__EXERCISE DIRECTIONS__.
Gather all lines in the entries that include the word "drawn".

# start of SUPPLIED MATERIAL

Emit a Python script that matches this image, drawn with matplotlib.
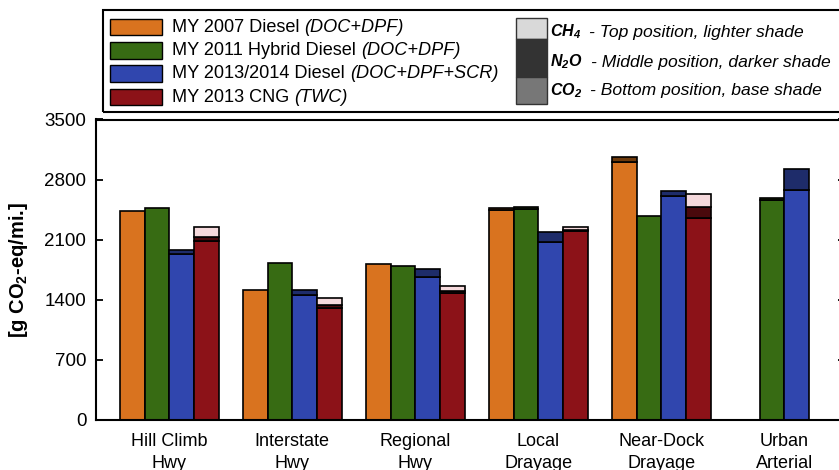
import numpy as np
import matplotlib
matplotlib.use("Agg")
import matplotlib.pyplot as plt
from matplotlib.patches import Rectangle

plt.rcParams['font.family'] = ['Liberation Sans', 'DejaVu Sans']
plt.rcParams['mathtext.fontset'] = 'custom'
plt.rcParams['mathtext.rm'] = 'Liberation Sans'
plt.rcParams['mathtext.it'] = 'Liberation Sans:italic'
plt.rcParams['mathtext.bf'] = 'Liberation Sans:bold'
plt.rcParams['mathtext.sf'] = 'Liberation Sans:bold:italic'

# drive cycles
categories = ["Hill Climb\nHwy", "Interstate\nHwy", "Regional\nHwy",
              "Local\nDrayage", "Near-Dock\nDrayage", "Urban\nArterial"]

# vehicles: legend name, after-treatment
vehicles = ["MY 2007 Diesel ", "MY 2011 Hybrid Diesel ",
            "MY 2013/2014 Diesel ", "MY 2013 CNG "]
aftertreat = ["(DOC+DPF)", "(DOC+DPF)", "(DOC+DPF+SCR)", "(TWC)"]

nan = np.nan
# g CO2-eq / mi, per gas, per vehicle (rows) and cycle (cols)
co2 = [
    [2438, 1517, 1820, 2442, 3010, nan],
    [2470, 1828, 1797, 2462, 2380, 2567],
    [1937, 1458, 1660, 2069, 2605, 2683],
    [2080, 1310, 1478, 2205, 2352, nan],
]
n2o = [
    [0, 0, 0, 28, 50, nan],
    [0, 0, 0, 15, 0, 15],
    [46, 59, 98, 121, 58, 242],
    [47, 32, 22, 12, 129, nan],
]
ch4 = [
    [0, 0, 0, 0, 0, nan],
    [0, 0, 0, 0, 0, 0],
    [0, 0, 0, 0, 0, 0],
    [121, 78, 56, 31, 151, nan],
]

base_colors = ['#D9731F', '#376B13', '#3046AE', '#8C1218']
dark_colors = ['#6E3A0C', '#1E3A09', '#1E2C6A', '#4A090C']
light_colors = ['#F6DCC6', '#D5E3C8', '#D3D8F0', '#F5D9DC']

yticks = [0, 700, 1400, 2100, 2800, 3500]

fig = plt.figure(figsize=(8.39, 4.70), dpi=100)
W, H = 839, 470

# axes run past the right edge of the figure
ax_left, ax_bottom, ax_top = 96, 420, 119.5
x0, x1 = -0.98, 29.47
px_per_unit = 24.6
ax_w = (x1 - x0) * px_per_unit
ax = fig.add_axes([ax_left / W, (H - ax_bottom) / H, ax_w / W,
                   (ax_bottom - ax_top) / H])

n_cat = len(categories)
for j in range(len(vehicles)):
    xs = np.arange(n_cat) * 5 + j + 0.5
    c = np.array(co2[j], dtype=float)
    n = np.array(n2o[j], dtype=float)
    m = np.array(ch4[j], dtype=float)
    ok = ~np.isnan(c)
    kw = dict(width=1.0, edgecolor='black', linewidth=1.2, zorder=2)
    ax.bar(xs[ok], c[ok], color=base_colors[j], **kw)
    ax.bar(xs[ok & (n > 0)], n[ok & (n > 0)], bottom=c[ok & (n > 0)],
           color=dark_colors[j], **kw)
    top = c + n
    ax.bar(xs[ok & (m > 0)], m[ok & (m > 0)], bottom=top[ok & (m > 0)],
           color=light_colors[j], **kw)

ax.set_xlim(x0, x1)
ax.set_ylim(0, 3500)
ax.set_yticks(yticks)
ax.set_xticks(np.arange(n_cat) * 5 + 2)
ax.set_xticklabels(categories, fontsize=13, linespacing=1.45)
ax.tick_params(axis='x', length=0, pad=9)
ax.tick_params(axis='y', direction='in', length=5, width=1.3, labelsize=13.5,
               right=True, pad=7)
for s in ax.spines.values():
    s.set_linewidth(1.5)
ax.set_ylabel(r"[g CO$_\mathbf{2}$-eq/mi.]", fontsize=14.5, fontweight='bold',
              labelpad=10)

# legend frame
fig.patches.append(Rectangle((103 / W, (H - 112) / H), 800 / W, 102.5 / H,
                             transform=fig.transFigure, fill=False,
                             edgecolor='black', linewidth=1.5, zorder=5))

fig.canvas.draw()
renderer = fig.canvas.get_renderer()

rows_y = [27, 50.3, 73.6, 97]
for j in range(len(vehicles)):
    yc = rows_y[j]
    fig.patches.append(Rectangle((110 / W, (H - yc - 8.3) / H), 52 / W, 16.6 / H,
                                 transform=fig.transFigure,
                                 facecolor=base_colors[j], edgecolor='black',
                                 linewidth=1.0, zorder=6))
    t = fig.text(172 / W, (H - yc) / H, vehicles[j], fontsize=13.1,
                 va='center', ha='left')
    bb = t.get_window_extent(renderer)
    fig.text(bb.x1 / W, (H - yc) / H, aftertreat[j], fontsize=13.1,
             style='italic', va='center', ha='left')

# gas shading key
gas_labels = [r"$\mathsf{CH_4}$", r"$\mathsf{N_2O}$", r"$\mathsf{CO_2}$"]
gas_desc = ["- Top position, lighter shade",
            "- Middle position, darker shade",
            "- Bottom position, base shade"]
gas_colors = ['#D9D9D9', '#333333', '#777777']
gas_spans = [(18.3, 39.0), (39.0, 76.7), (76.7, 104.3)]
gas_y = [32, 62, 91]
for k in range(3):
    ya, yb = gas_spans[k]
    fig.patches.append(Rectangle((516 / W, (H - yb) / H), 31 / W, (yb - ya) / H,
                                 transform=fig.transFigure,
                                 facecolor=gas_colors[k], edgecolor='#333333',
                                 linewidth=1.0, zorder=6))
    t = fig.text(550 / W, (H - gas_y[k]) / H, gas_labels[k], fontsize=11.5,
                 va='center', ha='left')
    bb = t.get_window_extent(renderer)
    fig.text((bb.x1 + 8) / W, (H - gas_y[k]) / H, gas_desc[k], fontsize=12.6,
             style='italic', va='center', ha='left')

fig.savefig("out.png", dpi=100)
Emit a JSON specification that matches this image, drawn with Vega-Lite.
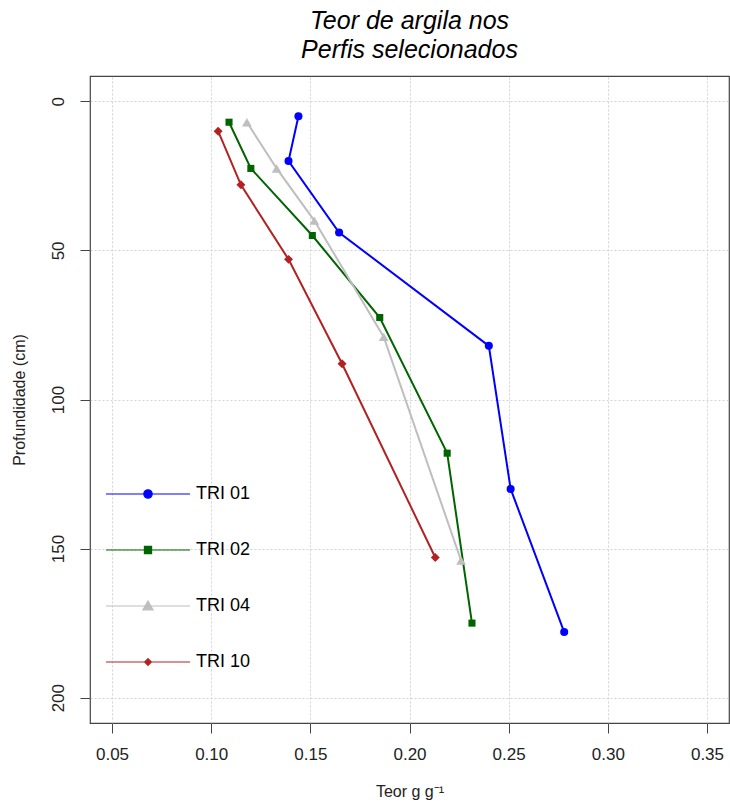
{
  "$schema": "https://vega.github.io/schema/vega-lite/v6.json",
  "width": 639,
  "height": 647,
  "autosize": "none",
  "padding": {"left": 90, "top": 76, "right": 1, "bottom": 85},
  "background": "white",
  "title": {
    "text": ["Teor de argila nos", " Perfis selecionados"],
    "font": "Liberation Sans",
    "fontSize": 25,
    "fontStyle": "italic",
    "fontWeight": "normal",
    "color": "black",
    "anchor": "middle",
    "offset": 13,
    "lineHeight": 29
  },
  "data": {
    "values": [
      {"serie": "TRI 01", "teor": 0.144, "prof": 5},
      {"serie": "TRI 01", "teor": 0.139, "prof": 20},
      {"serie": "TRI 01", "teor": 0.1645, "prof": 44},
      {"serie": "TRI 01", "teor": 0.240, "prof": 82},
      {"serie": "TRI 01", "teor": 0.251, "prof": 130},
      {"serie": "TRI 01", "teor": 0.278, "prof": 178},
      {"serie": "TRI 02", "teor": 0.109, "prof": 7},
      {"serie": "TRI 02", "teor": 0.120, "prof": 22.5},
      {"serie": "TRI 02", "teor": 0.151, "prof": 45},
      {"serie": "TRI 02", "teor": 0.185, "prof": 72.5},
      {"serie": "TRI 02", "teor": 0.219, "prof": 118},
      {"serie": "TRI 02", "teor": 0.2315, "prof": 175},
      {"serie": "TRI 04", "teor": 0.118, "prof": 7},
      {"serie": "TRI 04", "teor": 0.133, "prof": 22.5},
      {"serie": "TRI 04", "teor": 0.152, "prof": 40},
      {"serie": "TRI 04", "teor": 0.187, "prof": 79},
      {"serie": "TRI 04", "teor": 0.226, "prof": 154},
      {"serie": "TRI 10", "teor": 0.1035, "prof": 10},
      {"serie": "TRI 10", "teor": 0.115, "prof": 28},
      {"serie": "TRI 10", "teor": 0.139, "prof": 53},
      {"serie": "TRI 10", "teor": 0.166, "prof": 88},
      {"serie": "TRI 10", "teor": 0.213, "prof": 153}
    ]
  },
  "encoding": {
    "x": {
      "field": "teor",
      "type": "quantitative",
      "scale": {"domain": [0.0389, 0.3611], "nice": false, "zero": false},
      "axis": {
        "title": "Teor g g⁻¹",
        "values": [0.05, 0.1, 0.15, 0.2, 0.25, 0.3, 0.35],
        "format": ".2f",
        "labelPadding": 13,
        "titlePadding": 21
      }
    },
    "y": {
      "field": "prof",
      "type": "quantitative",
      "scale": {"domain": [-8.5, 208.5], "nice": false, "zero": false, "reverse": true},
      "axis": {
        "title": "Profundidade (cm)",
        "values": [0, 50, 100, 150, 200],
        "labelAngle": 270,
        "labelAlign": "center",
        "labelBaseline": "bottom",
        "labelPadding": 13,
        "titlePadding": 22
      }
    },
    "color": {
      "field": "serie",
      "type": "nominal",
      "scale": {
        "domain": ["TRI 01", "TRI 02", "TRI 04", "TRI 10"],
        "range": ["#0000ff", "#006400", "#bebebe", "#b22222"]
      },
      "legend": {
        "orient": "none",
        "legendX": 15,
        "legendY": 375,
        "title": null,
        "padding": 0,
        "symbolSize": 7056,
        "symbolStrokeWidth": 1.2,
        "symbolType": "M-1,0H1",
        "labelFont": "Liberation Sans",
        "labelFontSize": 18,
        "labelColor": "black",
        "labelOffset": 5,
        "rowPadding": 4,
        "encode": {
          "symbols": {
            "update": {
              "shape": {"signal": "datum.value === 'TRI 01' ? 'M-1,0H1M0.1,0A0.1,0.1,0,1,1,-0.1,0A0.1,0.1,0,1,1,0.1,0Z' : datum.value === 'TRI 02' ? 'M-1,0H1M-0.085,-0.085H0.085V0.085H-0.085Z' : datum.value === 'TRI 04' ? 'M-1,0H1M0,-0.12L0.12,0.09H-0.12Z' : 'M-1,0H1M0,-0.08L0.08,0L0,0.08L-0.08,0Z'"},
              "size": {"value": 7056},
              "stroke": {"signal": "scale('color', datum.value)"},
              "fill": {"signal": "scale('color', datum.value)"},
              "strokeWidth": {"value": 1.2},
              "opacity": {"value": 1}
            }
          }
        }
      }
    }
  },
  "layer": [
    {
      "mark": {"type": "line", "strokeWidth": 2},
      "encoding": {"order": {"field": "prof", "type": "quantitative"}}
    },
    {
      "mark": {"type": "point", "filled": true, "opacity": 1},
      "encoding": {
        "shape": {
          "field": "serie",
          "type": "nominal",
          "scale": {
            "domain": ["TRI 10", "TRI 04", "TRI 02", "TRI 01"],
            "range": ["diamond", "triangle-up", "square", "circle"]
          },
          "legend": null
        },
        "size": {
          "field": "serie",
          "type": "nominal",
          "scale": {
            "domain": ["TRI 04", "TRI 10", "TRI 01", "TRI 02"],
            "range": [95, 50, 100, 100]
          },
          "legend": null
        }
      }
    }
  ],
  "config": {
    "view": {"stroke": "#444", "strokeWidth": 1.2},
    "axis": {
      "domain": false,
      "tickColor": "#444",
      "tickSize": 10,
      "labelFont": "Liberation Sans",
      "labelFontSize": 17,
      "labelColor": "#222",
      "titleFont": "Liberation Sans",
      "titleFontSize": 16,
      "titleFontWeight": "normal",
      "titleColor": "#222",
      "gridColor": "#d3d3d3",
      "gridDash": [2, 2],
      "gridWidth": 1
    }
  }
}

# end of SUPPLIED MATERIAL

__FULL SOLUTION__.
Emit a Python script that matches this image, drawn with matplotlib.
Emit a JSON specification that matches this image, drawn with Vega-Lite.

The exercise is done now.